A later scene sums the movie’s themes up in a more explicit, less satisfying fashion. C is ghostin’ around his old house, which is now a party den filled with blue-collar musician types. A drunken lout (played by real-life musician and troubadour Will Oldham) starts leaning into one of those tiresome tirades you hear at college parties: about how all of existence is ultimately futile, and that all we as a human species can hope to do is leave some minor impression in the tapestry of our cosmic fabric before the universe decides to swallow us whole. It’s eye-rolling, Philosophy 101 stuff, but Lowery seems to know this — the scene is played for dark laughs which then blossom into heartache. I only wish the filmmakers didn’t feel the need to elucidate on the themes of this otherwise abstract and elliptical film so bluntly. Seeing the movie’s existential concerns spelled out like Cliff Notes made me wonder if this was a note from a producer who wondered if this very opaque movie could use a jolt of pure exposition. Maybe the scene plays better upon repeat viewings.

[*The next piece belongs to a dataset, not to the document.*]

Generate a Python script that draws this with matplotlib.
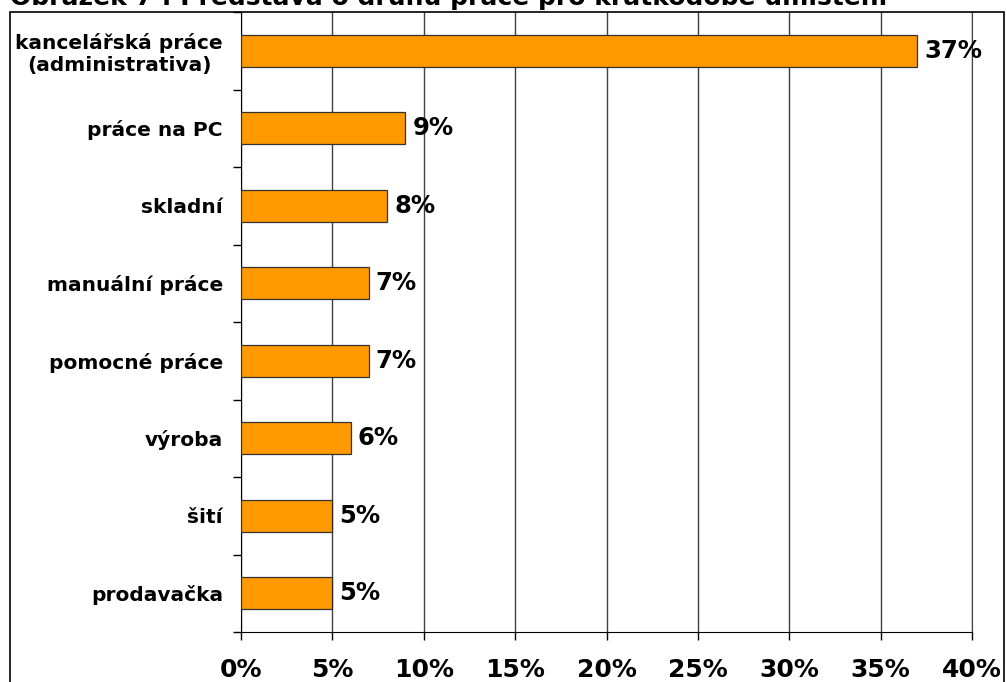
import matplotlib
matplotlib.use("Agg")
import matplotlib.pyplot as plt
from matplotlib.patches import Rectangle
from matplotlib.ticker import FixedLocator

# Data (top to bottom)
categories = ["kancelářská práce\n(administrativa)", "práce na PC", "skladní",
              "manuální práce", "pomocné práce", "výroba", "šití", "prodavačka"]
values = [37, 9, 8, 7, 7, 6, 5, 5]
xticks = [0, 5, 10, 15, 20, 25, 30, 35, 40]
xtick_labels = [f"{v}%" for v in xticks]
title = "Obrázek 7 : Představa o druhu práce pro krátkodobé umístění"

W, H = 1007, 682
fig = plt.figure(figsize=(W / 100, H / 100), dpi=100)
fig.patch.set_facecolor("white")

# Outer chart frame
fig.patches.append(Rectangle((10 / W, -0.02), 994 / W, 0.02 + 1 - 12 / H,
                             transform=fig.transFigure, fill=False,
                             edgecolor="black", linewidth=1.2, zorder=0))

ax = fig.add_axes([241 / W, 1 - 632 / H, (972 - 241) / W, (632 - 12) / H])

n = len(categories)
ypos = [n - 1 - i + 0.5 for i in range(n)]
ax.barh(ypos, values, height=0.41, color="#FF9900", edgecolor="#333333",
        linewidth=0.9, zorder=3)

for y, v in zip(ypos, values):
    ax.annotate(f"{v}%", xy=(v, y), xytext=(5, 0), textcoords="offset points",
                ha="left", va="center", fontsize=17.5, fontweight="bold",
                color="black", zorder=4)

ax.set_xlim(0, 40)
ax.set_ylim(0, n)
ax.set_xticks(xticks)
ax.set_xticklabels(xtick_labels, fontsize=18, fontweight="bold")
ax.tick_params(axis="x", direction="out", length=6, width=1, pad=13,
               color="black")

# Ticks at category boundaries, labels at category centres
ax.yaxis.set_major_locator(FixedLocator(range(n + 1)))
ax.yaxis.set_minor_locator(FixedLocator(ypos))
ax.set_yticklabels([], minor=False)
ax.set_yticklabels(categories, minor=True, fontsize=14.5, fontweight="bold",
                   ha="right", multialignment="center")
ax.tick_params(axis="y", which="major", direction="out", length=6, width=1,
               color="black")
ax.tick_params(axis="y", which="minor", length=0, pad=13)

ax.grid(axis="x", color="#404040", linewidth=1.0, zorder=1)
ax.set_axisbelow(True)
ax.spines["top"].set_visible(False)
ax.spines["right"].set_color("#404040")
ax.spines["left"].set_color("black")
ax.spines["bottom"].set_color("black")

fig.text(10 / W, 1 - 5 / H, title, ha="left", va="baseline",
         fontsize=18, fontweight="bold")

fig.savefig("out.png", dpi=100)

I must confess that, after seeing Lowery’s first film so many years ago, I was unsure of where his career would go. “Ain’t Them Bodies Saints” displayed no shortage of promise, but the film also coasted on a kind of cinephiliac film-nerd worship that reminded me of the legions of Tarantino imitators in the early 90’s. After the one-two smash successes of “Pete’s Dragon” and now “A Ghost Story,” it feels safe to say that Lowery has become one of the more striking talents working in indie cinema today. He draws from a deep well of spirituality and earthy compassion, both of which inform the stories he chooses to tell (he also has a sensitive eye for the decaying margins of Middle America, where he’s aided immeasurably by cinematographer Andrew Droz Palermo). “A Ghost Story” might just be his masterpiece, and it’s one of the biggest surprises of 2017 so far. If you’re tired of the never-ending onslaught of superhero sludge and lazy remakes, look no further: this is a film that will transport you. Grade: A.